Nozzle spout 28 can be of conventional form, having a generally
cylindrical shape that is sized to fit into a standard vehicle fill pipe,
such as the fill pipe 30 illustrated in FIG. 1. Hand grip 24 also includes
an interior passage, not shown, which is in communication with a passage
in the nozzle spout 28 for conveying fuel from the hose 18, to the vehicle
fill pipe 30.
As shown in more detail in FIG. 2, the nozzle spout 28 preferably includes
openings 32 which are used in conjunction with a vacuum-assisted vapor
recovery system, installed in the dispenser 12, to transmit vapors
released during fueling back to an underground fuel storage tank (not
shown), in order to prevent the vapors from being released into the
environment. When a vapor recovery system is installed, the passage
through the nozzle spout 28 will preferably be coaxial, to permit fuel to
be dispensed into the vehicle through one passage while vapors are
simultaneously being conveyed back to the underground storage tank.
As shown in FIGS. 1 and 2, an annular housing 34 is disposed coaxially on
the spout 28, adjacent the grip 24. The housing 34 is preferably
ring-shaped to enable the housing to be disposed circumferentially about
the spout 28 and retained against the grip 24. The housing 34 is
preferably comprised of a protective material such as plastic.
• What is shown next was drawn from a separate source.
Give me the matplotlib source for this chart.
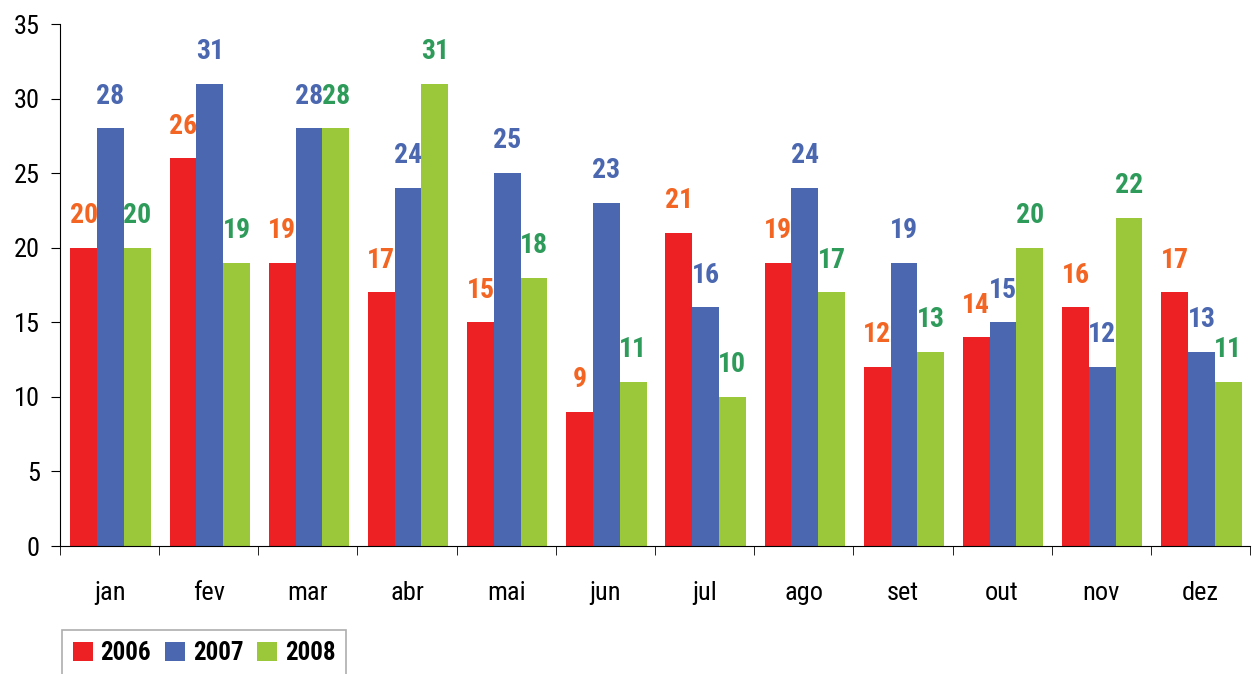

A driver
circuit and antenna are mounted inside of the housing, and the housing is
filled in with an epoxy material to form an intrinsically safe barrier
between the circuit and the outside atmosphere. The external leads for the
driver circuit are also surrounded by an epoxy seal to prevent air gaps in
the housing. The driver circuit and antenna will be described in more
detail below.
As shown in FIGS. 1 and 7, in accordance with the system of the present
invention, a second annular housing 36 is attached to vehicle 16, adjacent
the vehicle fill pipe 30. This housing 36 is also preferably ring-shaped
to enable the housing to be disposed circumferentially about the vehicle
fill pipe 30 adjacent the distal end thereof, so as to be in close
proximity to the nozzle 20, and particularly the nozzle spout 28, when the
nozzle is placed into the fill pipe for vehicle refueling. Sealed in the
interior of the housing 36 is a transponder 38 and antenna 78, which will
be described in more detail below. While the embodiment shown in FIG. 1
depicts the housing 36 at the distal end of the fill pipe, it is to be
understood that the housing could be placed in other locations on the
vehicle, without departing from the scope of the invention, provided the
transponder is within the broadcast range of the driver circuit antenna as
will be described in more detail below.
Following is a description of the operational characteristics of the
identification system of the present invention. In a preferred embodiment
of the present invention, shown in FIG. 3, each island 14 preferably
includes a controller circuit 40 with a microcontroller 42 incorporated
therein for controlling the dispenser pumps and valves, as well as the
dispenser VA systems. The microcontroller 42 can be an industry standard
microcontroller such as the 8051 controller from Intel. The controller 40
is connected to the operative mechanisms for the dispensers 12 through an
optocoupler 44 in a conventional manner for providing control signals to
operate the dispenser. The optocoupler 44 enables the electronics in the
present system to be isolated from the other working components in the
dispensers. The controller 40 also includes sensor units 46 mounted in
island 14. Preferably, each dispenser 12 on an island is associated with a
single sensor 46, which controls the vehicle interrogation for that
dispenser.
In a preferred embodiment of the present invention, the controller 40
further includes a RFID interface 47. The controller 40 controls the
operation of the dispensers by periodically and cyclically generating
enable pulses and transmitting the pulses to each of the sensors 46 in a
known manner. In a preferred embodiment of the invention, the pulse period
for the generator is approximately 150 milliseconds. Although there may be
multiple dispensers associated with a particular island and controller as
illustrated in FIG. 3, each of the dispensers operates in the same manner.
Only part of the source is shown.